Social media: The experiential view
By Kai MacMahon, Digital Director, New York, Jack Morton Worldwide
Social media is now definitively mass market. It’s hard to find a trade publication that doesn’t talk about it, and not that hard to find characterizations of social media as the holy grail of everything from reaching priceless networked communities (say, moms) to political organizing. Big brands are on board (see GM’s Fast Lane blog or Procter & Gamble’s foray into pop music). UGC (user generated content) was, famously, Time Magazine’s Person of the Year.
Consumers are now able to talk back directly to brands like never before, and they’re doing so in unprecedented numbers. According to a 2008 Universal McCann study, 73% of active Web users have read a blog… and there are over 200 million blogs online, according to conservative estimates. Facebook and Myspace each get 115 million unique worldwide visitors a month. That’s a lot of eyeballs.

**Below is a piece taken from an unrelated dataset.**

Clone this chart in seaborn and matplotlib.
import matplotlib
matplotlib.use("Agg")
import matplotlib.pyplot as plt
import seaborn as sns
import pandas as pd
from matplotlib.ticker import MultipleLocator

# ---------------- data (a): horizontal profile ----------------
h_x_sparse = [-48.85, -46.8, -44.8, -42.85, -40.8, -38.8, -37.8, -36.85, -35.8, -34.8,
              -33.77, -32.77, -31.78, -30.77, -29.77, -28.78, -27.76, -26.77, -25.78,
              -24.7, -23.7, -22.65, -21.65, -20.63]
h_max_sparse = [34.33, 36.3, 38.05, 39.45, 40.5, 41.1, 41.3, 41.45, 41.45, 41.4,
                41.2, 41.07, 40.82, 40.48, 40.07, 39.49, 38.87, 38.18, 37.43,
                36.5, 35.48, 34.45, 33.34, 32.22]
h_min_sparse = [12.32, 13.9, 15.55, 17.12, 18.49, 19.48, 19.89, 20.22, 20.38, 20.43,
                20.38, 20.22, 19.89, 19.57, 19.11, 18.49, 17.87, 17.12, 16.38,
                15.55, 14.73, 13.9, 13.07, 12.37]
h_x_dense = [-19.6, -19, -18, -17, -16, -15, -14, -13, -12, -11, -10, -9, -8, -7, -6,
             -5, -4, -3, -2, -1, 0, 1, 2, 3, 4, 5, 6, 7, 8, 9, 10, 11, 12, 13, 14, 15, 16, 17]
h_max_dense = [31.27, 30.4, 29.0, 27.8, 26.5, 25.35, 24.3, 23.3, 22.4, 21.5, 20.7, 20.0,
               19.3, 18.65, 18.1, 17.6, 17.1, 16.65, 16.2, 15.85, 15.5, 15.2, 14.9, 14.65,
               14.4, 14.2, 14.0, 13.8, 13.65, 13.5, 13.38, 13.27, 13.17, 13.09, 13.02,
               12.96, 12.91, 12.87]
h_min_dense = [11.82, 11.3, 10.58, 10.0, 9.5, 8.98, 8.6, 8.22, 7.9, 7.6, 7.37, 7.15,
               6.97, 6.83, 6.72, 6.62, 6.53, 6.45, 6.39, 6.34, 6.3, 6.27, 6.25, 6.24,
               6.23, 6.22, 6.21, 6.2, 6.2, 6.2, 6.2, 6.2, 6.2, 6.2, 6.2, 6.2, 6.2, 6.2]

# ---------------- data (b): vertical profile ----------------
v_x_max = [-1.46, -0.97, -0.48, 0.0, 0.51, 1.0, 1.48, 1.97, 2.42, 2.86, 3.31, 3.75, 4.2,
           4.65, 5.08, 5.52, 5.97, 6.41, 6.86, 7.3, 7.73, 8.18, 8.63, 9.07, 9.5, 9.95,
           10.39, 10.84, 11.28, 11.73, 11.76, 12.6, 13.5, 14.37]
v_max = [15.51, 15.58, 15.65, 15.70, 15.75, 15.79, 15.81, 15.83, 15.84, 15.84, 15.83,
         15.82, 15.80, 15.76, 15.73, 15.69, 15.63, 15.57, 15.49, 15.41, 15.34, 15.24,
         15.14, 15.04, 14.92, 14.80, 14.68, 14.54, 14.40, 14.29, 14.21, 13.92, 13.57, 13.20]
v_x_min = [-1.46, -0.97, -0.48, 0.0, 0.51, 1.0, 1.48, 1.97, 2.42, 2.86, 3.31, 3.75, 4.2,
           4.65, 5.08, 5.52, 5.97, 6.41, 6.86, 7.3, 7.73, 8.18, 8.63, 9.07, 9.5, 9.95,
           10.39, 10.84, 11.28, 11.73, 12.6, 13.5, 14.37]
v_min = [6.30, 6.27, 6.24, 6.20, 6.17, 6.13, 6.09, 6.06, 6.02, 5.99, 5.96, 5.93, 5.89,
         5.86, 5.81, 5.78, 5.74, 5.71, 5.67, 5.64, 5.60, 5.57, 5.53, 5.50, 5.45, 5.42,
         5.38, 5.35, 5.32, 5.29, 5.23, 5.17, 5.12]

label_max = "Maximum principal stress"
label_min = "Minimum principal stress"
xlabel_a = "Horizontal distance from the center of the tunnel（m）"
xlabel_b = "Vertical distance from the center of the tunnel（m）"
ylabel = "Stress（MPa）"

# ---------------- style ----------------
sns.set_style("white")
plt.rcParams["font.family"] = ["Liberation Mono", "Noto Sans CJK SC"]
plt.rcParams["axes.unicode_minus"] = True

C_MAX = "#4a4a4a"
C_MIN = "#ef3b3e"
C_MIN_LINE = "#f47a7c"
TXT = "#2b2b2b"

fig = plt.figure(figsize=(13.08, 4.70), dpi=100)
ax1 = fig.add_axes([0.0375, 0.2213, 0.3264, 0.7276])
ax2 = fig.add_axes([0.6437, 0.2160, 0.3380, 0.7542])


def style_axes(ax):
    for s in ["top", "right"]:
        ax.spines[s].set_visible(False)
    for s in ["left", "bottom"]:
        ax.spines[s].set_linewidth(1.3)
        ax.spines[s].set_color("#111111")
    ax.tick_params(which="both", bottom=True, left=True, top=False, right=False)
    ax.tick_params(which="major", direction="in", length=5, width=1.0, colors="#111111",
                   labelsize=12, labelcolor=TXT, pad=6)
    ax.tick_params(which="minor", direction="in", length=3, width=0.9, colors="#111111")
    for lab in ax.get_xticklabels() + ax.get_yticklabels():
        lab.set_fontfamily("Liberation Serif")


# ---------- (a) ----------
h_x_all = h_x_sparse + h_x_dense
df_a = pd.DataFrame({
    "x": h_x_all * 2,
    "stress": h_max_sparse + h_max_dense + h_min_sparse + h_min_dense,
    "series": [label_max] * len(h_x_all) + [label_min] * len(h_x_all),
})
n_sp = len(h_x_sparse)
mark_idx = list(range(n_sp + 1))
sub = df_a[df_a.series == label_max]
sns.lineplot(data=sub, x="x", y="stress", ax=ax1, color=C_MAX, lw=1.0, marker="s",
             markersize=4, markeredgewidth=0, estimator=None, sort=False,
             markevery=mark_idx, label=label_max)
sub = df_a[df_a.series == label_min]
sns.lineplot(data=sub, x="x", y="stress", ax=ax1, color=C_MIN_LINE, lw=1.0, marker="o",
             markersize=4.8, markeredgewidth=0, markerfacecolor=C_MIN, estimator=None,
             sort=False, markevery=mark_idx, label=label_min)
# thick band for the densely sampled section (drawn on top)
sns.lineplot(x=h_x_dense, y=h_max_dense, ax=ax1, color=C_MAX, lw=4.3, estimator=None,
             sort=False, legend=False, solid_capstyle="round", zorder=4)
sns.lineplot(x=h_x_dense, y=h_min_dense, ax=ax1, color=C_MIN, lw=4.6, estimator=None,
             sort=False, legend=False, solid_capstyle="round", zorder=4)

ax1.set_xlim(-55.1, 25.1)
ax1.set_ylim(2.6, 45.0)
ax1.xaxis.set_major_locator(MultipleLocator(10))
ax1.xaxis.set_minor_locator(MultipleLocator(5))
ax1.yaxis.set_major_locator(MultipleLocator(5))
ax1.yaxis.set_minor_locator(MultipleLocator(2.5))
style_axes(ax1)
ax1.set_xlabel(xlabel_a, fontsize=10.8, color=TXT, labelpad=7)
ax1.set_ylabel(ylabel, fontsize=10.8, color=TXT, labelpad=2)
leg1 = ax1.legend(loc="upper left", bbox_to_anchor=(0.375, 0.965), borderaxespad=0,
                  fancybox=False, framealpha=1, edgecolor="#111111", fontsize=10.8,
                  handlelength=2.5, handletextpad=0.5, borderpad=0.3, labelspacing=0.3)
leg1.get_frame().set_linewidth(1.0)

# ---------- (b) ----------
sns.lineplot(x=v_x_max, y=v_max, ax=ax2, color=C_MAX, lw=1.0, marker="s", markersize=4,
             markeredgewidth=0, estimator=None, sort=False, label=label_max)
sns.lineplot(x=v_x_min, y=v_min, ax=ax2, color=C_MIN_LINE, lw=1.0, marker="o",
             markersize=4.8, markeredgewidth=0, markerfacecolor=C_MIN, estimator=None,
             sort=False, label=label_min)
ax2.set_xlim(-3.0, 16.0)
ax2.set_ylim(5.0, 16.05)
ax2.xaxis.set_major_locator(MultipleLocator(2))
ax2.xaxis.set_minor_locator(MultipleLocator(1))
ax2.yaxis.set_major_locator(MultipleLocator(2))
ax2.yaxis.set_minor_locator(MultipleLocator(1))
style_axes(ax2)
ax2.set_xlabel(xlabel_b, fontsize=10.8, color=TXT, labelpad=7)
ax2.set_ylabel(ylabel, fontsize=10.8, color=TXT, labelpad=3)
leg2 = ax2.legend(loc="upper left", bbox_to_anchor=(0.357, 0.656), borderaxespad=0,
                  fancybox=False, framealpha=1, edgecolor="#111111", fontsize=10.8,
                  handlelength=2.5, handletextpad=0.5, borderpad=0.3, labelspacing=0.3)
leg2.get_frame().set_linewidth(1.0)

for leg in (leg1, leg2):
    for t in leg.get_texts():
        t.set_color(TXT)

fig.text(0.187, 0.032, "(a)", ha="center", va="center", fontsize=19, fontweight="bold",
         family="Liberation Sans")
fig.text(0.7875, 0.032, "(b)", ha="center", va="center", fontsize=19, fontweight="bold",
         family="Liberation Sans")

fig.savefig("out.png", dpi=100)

But what is social media, really? It’s a catchall for applications that are driving the evolution of the mass market Web from a flat, two-dimensional medium into a truly interactive exchange—applications like Facebook, Digg, Twitter or blogs. For some, the “man bites dog” potential of social media is a terrifying proposition. Brands have typically crafted and controlled how they talk to consumers. Suddenly consumers now have the power to talk back.
But in fact social media is part of a broader shift towards experiential brand-building that is happening both online and off. Smart brands are listening and responding and embracing just this aspect of social media: the capacity to engage audiences more deeply and thereby transform communication into dialogue… and experience.
At a very high level that’s why social media makes so much sense as a centerpiece of experiential strategies for building brands—because experiences, whether in a blog or a real-world brand environment, make people talk… and word of mouth recommendations yield extraordinary impact on key marketing metrics.
For example, talking to an advocate increases purchase intent by two to seven times depending on industry and brand, according to the Brand Advocacy Dashboard. And 92% of people trust word of mouth as the best source of new product ideas, according to GfK/NOP Roper. A personal recommendation will always have a greater impact, for two reasons: one, it’s qualified, delivered by someone known and trusted, not a faceless marketing message; and two, it’s a conversation, with unprecedented potential to convert eyeballs into brand enthusiasts.
Experiential marketing behaves the same way: the consumer doesn’t have to take the marketer’s word for it, they can interact one-to-one, touch, feel, experience. What could be more compelling than that?
The developments in the social space afford experiential marketers unique opportunities to continue the conversations they start—and that’s how we approach the opportunity at Jack Morton. Microblogging (e,g.,Twitter) live from events extends the audience and the potential to acquire and convert more customers over a longer period of time. Helping our clients set up social spaces to engage event participants deepens the networking and the connections they’ve already made on-site. The ability to solicit feedback, either live at events or in the days and weeks following presents our clients with a unique new channel from which to hear from their customers.
Something as simple as a blog—or a live experience--can also yield amazing insights into your customers. A key element of the social space is the ability to listen to what’s being said about you, to ask for insight and perspective. It reminds me of a marketer who said: “My job is to be the voice of the customer.” Social media and experiences both provide great platforms to hear and broadcast that voice. Use the information to your advantage, in the knowledge that whether you like it or not they’ll continue to talk. Shouldn’t you be listening?